Life's settings...

Life's settings...

This entry originally appeared on September 14th, 2023 using the mirror.xyz platform and has been permanently stored onchain and signed via ArWeave.


Somewhere, three layers deep inside the gear is a setting that’s toggled to the left or the right. It’s not easy to find. You have to think like a systems engineer, and how many of us think like systems engineers? If you’re persistent, you’ll find it. If you’re frustrated, you won’t. This is a reality. Modern life UI/UX. If there’s an issue, you’ll need to start with the settings.

We’re rewiring. Life is becoming a setting. It starts default all-on. As we grow, certain settings change without our knowing. System updates happen, and buried in the terms of use that we didn’t read, the universe has the ability (and autonomy) to make those changes without consent. If you’re present, you’ll recognize those changes immediately. But who’s present these days?

If you have the skills, you’ll be able to navigate life’s settings to correct your preferences - if not, well, you slowly grow to deal with them as part of a longer adaptation model. In many ways, you start to become the product of the world around you. You have control over it until you realize you’re not paying attention.

Awareness is the patch that fixes the glitch.

Thankfully, life also comes with privacy settings. If we didn’t read the terms of use, we should definitely relate to privacy settings. Big tech loves your privacy, specifically, the trillions of dollars they make selling and sharing it. Once again, the gears allow you to toggle, but the terms of use are almost always default set to all-on. It’s buried, three layers deep inside the legalese - generally set to opt-out rather than opt-in. It’s your responsibility to know this. You’d know if you read the terms of service for life. You didn’t. Neither did I.

It was TL;DR and I needed the app.

Web3.0 wrote a letter to Web2 a few weeks ago. They’re still waiting to hear back. I’m sure they’re busy, but they’ll be patient. After all, web3.0 builders are learning all sorts of new things in the meantime. Tools that will start to address and fix so many of our settings, privacy, and UX/UI of life issues.

Here’s the letter - they’ll write back…I know they will.

Dear Web2.0,

We want our data back. In fact, not only do we want it back, we want ownership over it again. You see, we never really agreed to this type of relationship - it just sort of got out of hand.

After thinking about it for a while, my friends over at Toluna asked 10,500 of their friends “What factors of the current internet and software landscape are you most unsatisfied about?”

The top 5 answers:

  • It’s not safe for children
  • It’s full of shitty ads
  • Hackers everywhere
  • Malicious software and viruses
  • Full of misinformation

This is the internet and apps landscape we built. Warts and all.

It’s not you, it’s me.

You see, there is a better way. I’m seeking self-sovereign ID, blockchain validation, smart contracts that can’t be changed without notice, decentralized storage, and disintermediated peer-to-peer financial transactions.
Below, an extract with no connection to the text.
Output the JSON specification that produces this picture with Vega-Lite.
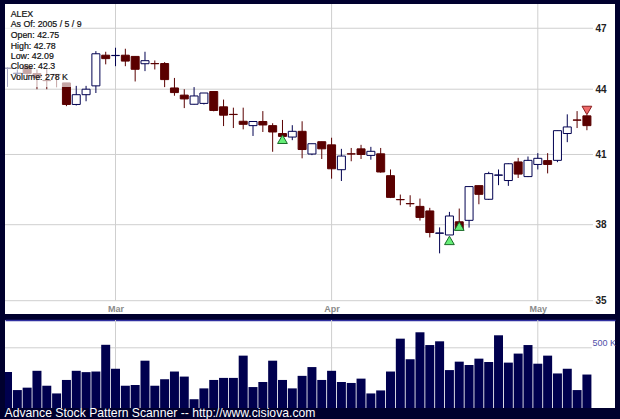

I’ve grown up and learned from my mistakes. My future without you is more independent, more transparent, and more secure.

There won’t be second chances here. I’ve made up my mind and my kid’s future depends upon this. We’ve already started building, and we’re having a great time learning how to be part of the solution.

Forever thankful for the lessons,

Web3.0.

It takes a minute to comprehend all this, but like anything complex - a little reading, some questions to the network, and general curiosity solve that. It’s all there - laid out just like the settings. We either take the time to learn these things as we go, or we let them pass and someone else learns them. Awareness is essential.

One thing history has taught us though…..there are those who build the machines, and those who work for the people who built the machines. Modern society is shaped by it and order demands it. It’s hard to recognize the product when you become the product.

Stay curious. Promote awareness. Know your settings. Ask for help.